Another failed challenge to the good character citizenship requirement
R (Al-Enein) v Secretary of State for the Home Department  EWCA Civ 2024 is another valiant but failed attempt to challenge the Home Office’s good character policy in relation to applications for British citizenship.
The issue in this case was whether the policy of looking back at a person’s immigration status in the decade prior to the application was lawful. Mr Al-Enein had been in the UK without valid leave between 20 November 2007 and 27 January 2010, when he was removed to Lebanon. He returned to the UK lawfully in 2012 as the fiancé of a British citizen and subsequently progressed to indefinite leave to remain. He applied for naturalisation in June 2015, but was refused for failing to meet the good character requirement due to non-compliance with UK immigration laws in the decade prior to application.

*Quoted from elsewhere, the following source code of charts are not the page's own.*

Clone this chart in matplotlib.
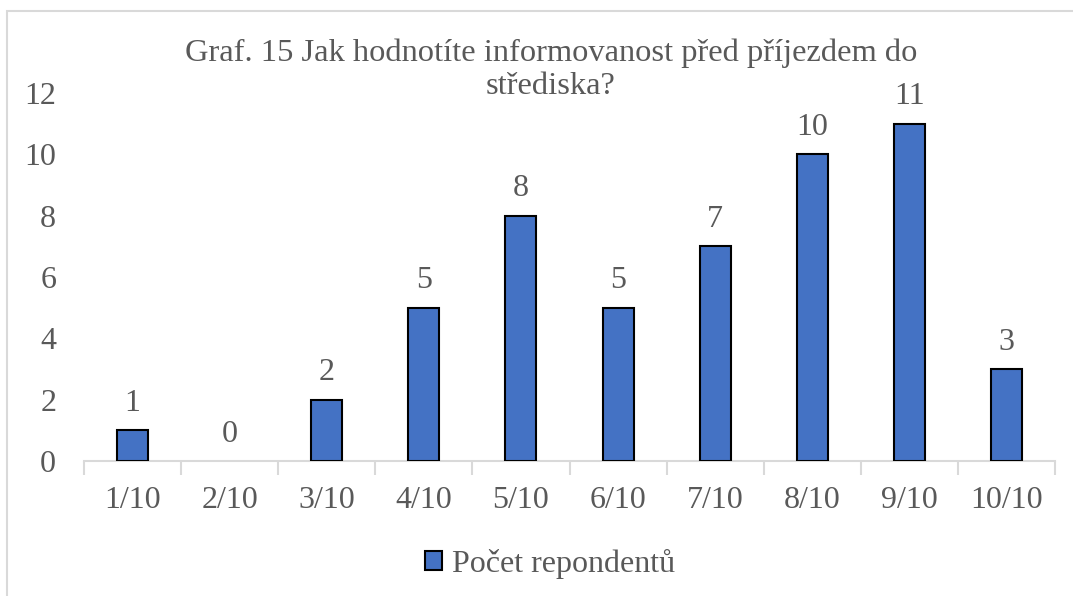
import matplotlib
matplotlib.use("Agg")
import matplotlib.pyplot as plt
from matplotlib.patches import Rectangle, Patch

categories = ["1/10", "2/10", "3/10", "4/10", "5/10", "6/10", "7/10", "8/10", "9/10", "10/10"]
counts = [1, 0, 2, 5, 8, 5, 7, 10, 11, 3]
series_name = "Počet repondentů"
title_lines = ["Graf. 15 Jak hodnotíte informovanost před příjezdem do", "střediska?"]
y_ticks = [0, 2, 4, 6, 8, 10, 12]

TEXT = "#595959"
BAR = "#4472C4"
AXIS = "#D9D9D9"
FONT = "Liberation Serif"
FS = 23

W, H = 1073, 596
fig = plt.figure(figsize=(W / 100, H / 100), dpi=100)
fig.patch.set_facecolor("white")

# outer chart frame
fig.add_artist(Rectangle((7 / W, 0 - 0.01), 1.05, 1 - 11 / H + 0.01, transform=fig.transFigure,
                         fill=False, edgecolor="#D9D9D9", linewidth=1.5))

ax = fig.add_axes([84 / W, 1 - 461 / H, (1055 - 84) / W, (461 - 93) / H])
x = list(range(len(categories)))
bars = ax.bar(x, counts, width=0.32, color=BAR, edgecolor="black", linewidth=1.5, zorder=3)
for b, v in zip(bars, counts):
    if v == 0:
        b.set_edgecolor("none")

ax.set_xlim(-0.5, len(categories) - 0.5)
ax.set_ylim(0, 12)
ax.set_yticks(y_ticks)
ax.set_yticklabels([str(v) for v in y_ticks], fontsize=FS, color=TEXT, family=FONT)
ax.tick_params(axis="y", length=0, pad=20)

ax.set_xticks(x)
ax.set_xticklabels(categories, fontsize=FS, color=TEXT, family=FONT)
ax.tick_params(axis="x", length=0, pad=18)
ax.set_xticks([i - 0.5 for i in range(len(categories) + 1)], minor=True)
ax.tick_params(axis="x", which="minor", length=10, width=1.5, color=AXIS)

for side in ["left", "right", "top"]:
    ax.spines[side].set_visible(False)
ax.spines["bottom"].set_color(AXIS)
ax.spines["bottom"].set_linewidth(1.5)

for xi, v in zip(x, counts):
    ax.annotate(str(v), (xi, v), xytext=(0, 9), textcoords="offset points",
                ha="center", va="bottom", fontsize=FS, color=TEXT, family=FONT,
                annotation_clip=False)

fig.text(551 / W, 1 - 53 / H, title_lines[0], ha="center", va="center",
         fontsize=23.4, color=TEXT, family=FONT)
fig.text(551 / W, 1 - 87 / H, title_lines[1], ha="center", va="center",
         fontsize=23.4, color=TEXT, family=FONT)

handle = Patch(facecolor=BAR, edgecolor="black", linewidth=1.5)
fig.legend([handle], [series_name], loc="center", bbox_to_anchor=(550 / W, 1 - 564 / H),
           frameon=False, prop={"family": FONT, "size": FS}, labelcolor=TEXT,
           handlelength=0.55, handleheight=0.55, handletextpad=0.3)

fig.savefig("out.png", dpi=100, facecolor="white")
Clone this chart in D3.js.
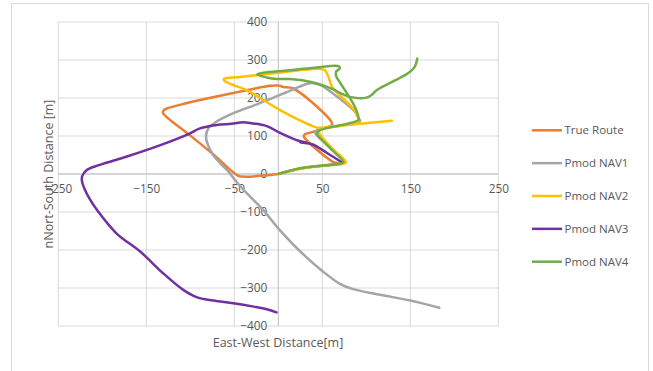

The particular challenge attempted here was to argue that the British Nationality Act 1981 already sets out a specific time period over which an applicant for naturalisation must have been resident in the UK and not in breach of the immigration laws. That period is three years for spouses/civil partners of British citizens, or five years for everyone else. This is what Parliament decided in enacting the legislation. But then the Secretary of State, using his or her (I lose track) statutory discretion to determine whether or not a person is of good character, is actually expanding that time period by a further seven or five years depending on the category. Doing so, it was argued, is ultra vires.